_PROBLEM TO SOLVE_:
Print only the lines from the top of the data through the line with "from bokeh.resources import INLINE", both included, skipping every picture.
** start EXTRACTED INFORMATION **
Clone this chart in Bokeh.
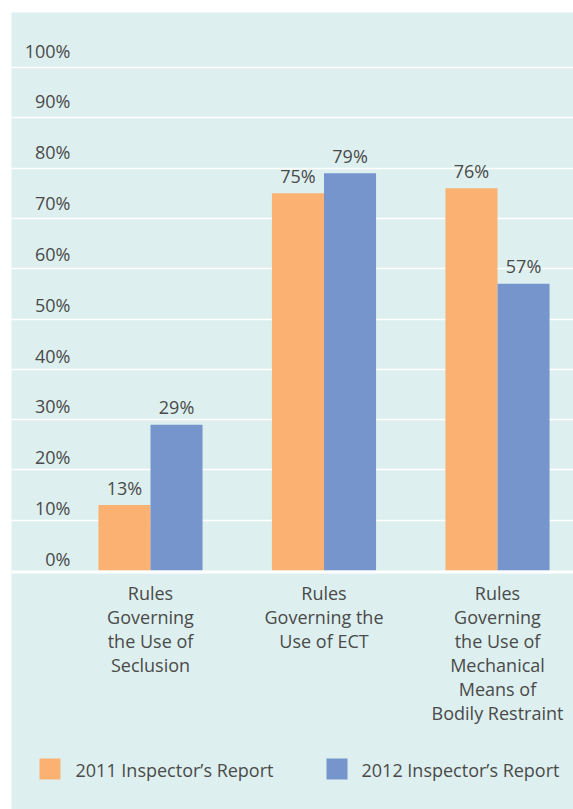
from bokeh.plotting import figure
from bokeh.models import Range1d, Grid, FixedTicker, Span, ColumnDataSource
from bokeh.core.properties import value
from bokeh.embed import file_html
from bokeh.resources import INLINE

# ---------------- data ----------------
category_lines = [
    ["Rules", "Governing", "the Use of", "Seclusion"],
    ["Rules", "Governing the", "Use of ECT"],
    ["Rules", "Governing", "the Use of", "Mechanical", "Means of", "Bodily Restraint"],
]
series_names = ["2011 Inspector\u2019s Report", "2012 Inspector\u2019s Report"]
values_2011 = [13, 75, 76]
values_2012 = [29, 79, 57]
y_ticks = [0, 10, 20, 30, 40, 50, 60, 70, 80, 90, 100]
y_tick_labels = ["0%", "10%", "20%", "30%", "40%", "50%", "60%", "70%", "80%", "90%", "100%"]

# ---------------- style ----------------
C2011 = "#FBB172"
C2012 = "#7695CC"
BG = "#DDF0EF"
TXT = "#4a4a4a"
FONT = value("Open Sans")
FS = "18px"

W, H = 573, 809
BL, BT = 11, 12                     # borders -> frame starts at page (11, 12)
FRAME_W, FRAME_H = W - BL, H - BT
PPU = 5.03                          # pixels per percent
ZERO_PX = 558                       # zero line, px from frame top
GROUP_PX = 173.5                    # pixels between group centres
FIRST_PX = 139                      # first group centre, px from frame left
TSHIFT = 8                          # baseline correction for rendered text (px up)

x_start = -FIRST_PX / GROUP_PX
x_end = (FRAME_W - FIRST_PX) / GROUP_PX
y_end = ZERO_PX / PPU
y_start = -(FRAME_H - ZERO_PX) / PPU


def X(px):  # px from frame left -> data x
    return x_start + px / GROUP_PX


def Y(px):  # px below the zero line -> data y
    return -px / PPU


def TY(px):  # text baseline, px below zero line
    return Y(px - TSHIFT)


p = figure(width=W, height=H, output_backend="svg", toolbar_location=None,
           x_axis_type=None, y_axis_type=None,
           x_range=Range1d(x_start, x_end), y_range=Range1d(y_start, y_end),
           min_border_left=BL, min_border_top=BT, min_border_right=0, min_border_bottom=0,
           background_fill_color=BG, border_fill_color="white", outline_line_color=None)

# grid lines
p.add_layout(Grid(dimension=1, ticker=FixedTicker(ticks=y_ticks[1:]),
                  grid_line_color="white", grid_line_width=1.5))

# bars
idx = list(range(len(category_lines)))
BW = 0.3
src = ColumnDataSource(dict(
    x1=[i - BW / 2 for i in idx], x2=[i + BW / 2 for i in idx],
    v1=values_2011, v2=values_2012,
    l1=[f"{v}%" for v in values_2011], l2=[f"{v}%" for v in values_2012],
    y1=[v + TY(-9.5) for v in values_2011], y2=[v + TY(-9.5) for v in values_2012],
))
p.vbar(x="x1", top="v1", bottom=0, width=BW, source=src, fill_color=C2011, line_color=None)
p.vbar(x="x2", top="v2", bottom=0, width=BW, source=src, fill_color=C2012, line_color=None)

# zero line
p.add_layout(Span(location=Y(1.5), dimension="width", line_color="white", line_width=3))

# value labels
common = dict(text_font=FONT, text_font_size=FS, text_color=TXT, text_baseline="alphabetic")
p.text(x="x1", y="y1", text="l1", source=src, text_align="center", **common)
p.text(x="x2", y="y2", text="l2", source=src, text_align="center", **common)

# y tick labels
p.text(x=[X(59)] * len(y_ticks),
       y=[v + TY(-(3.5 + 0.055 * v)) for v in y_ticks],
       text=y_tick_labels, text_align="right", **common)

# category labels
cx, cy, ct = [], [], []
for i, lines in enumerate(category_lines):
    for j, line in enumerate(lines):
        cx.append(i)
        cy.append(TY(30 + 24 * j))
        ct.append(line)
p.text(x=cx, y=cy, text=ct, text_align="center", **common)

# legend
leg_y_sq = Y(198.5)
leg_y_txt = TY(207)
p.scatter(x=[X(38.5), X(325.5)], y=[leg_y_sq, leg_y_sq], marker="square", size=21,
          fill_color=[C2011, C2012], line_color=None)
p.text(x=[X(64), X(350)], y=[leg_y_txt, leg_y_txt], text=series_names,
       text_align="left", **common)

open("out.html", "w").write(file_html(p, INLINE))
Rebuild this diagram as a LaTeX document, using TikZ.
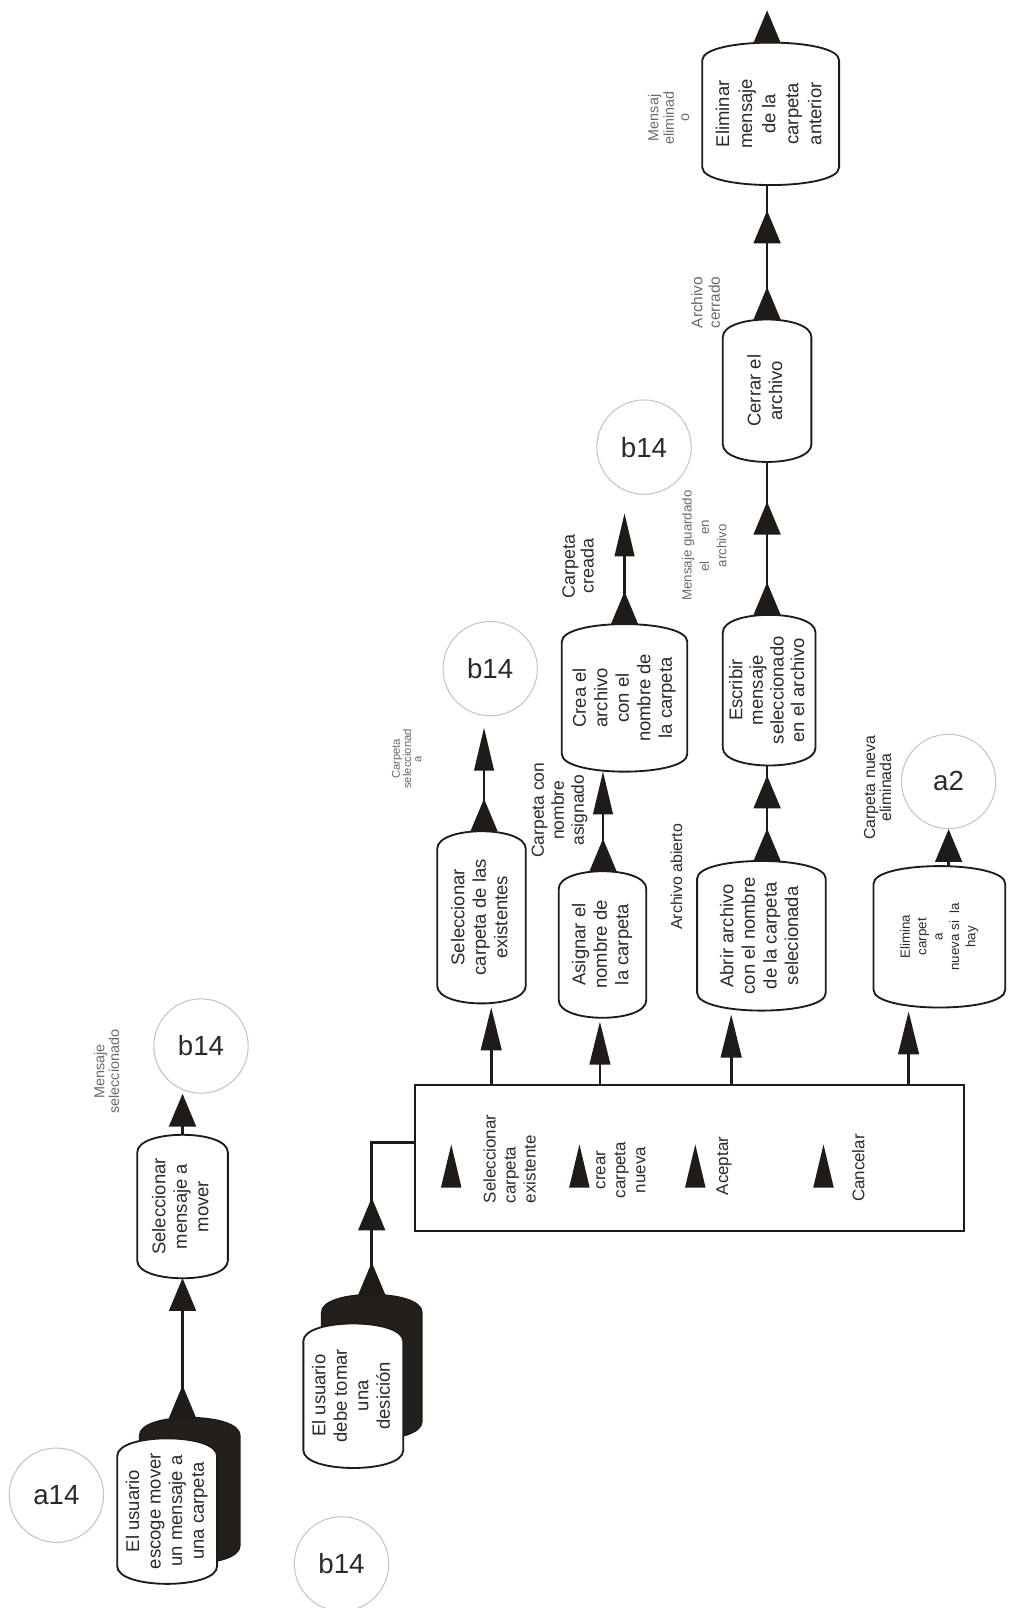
** end EXTRACTED INFORMATION **
_EXERCISE RESULT_:
Clone this chart in Bokeh.
from bokeh.plotting import figure
from bokeh.models import Range1d, Grid, FixedTicker, Span, ColumnDataSource
from bokeh.core.properties import value
from bokeh.embed import file_html
from bokeh.resources import INLINE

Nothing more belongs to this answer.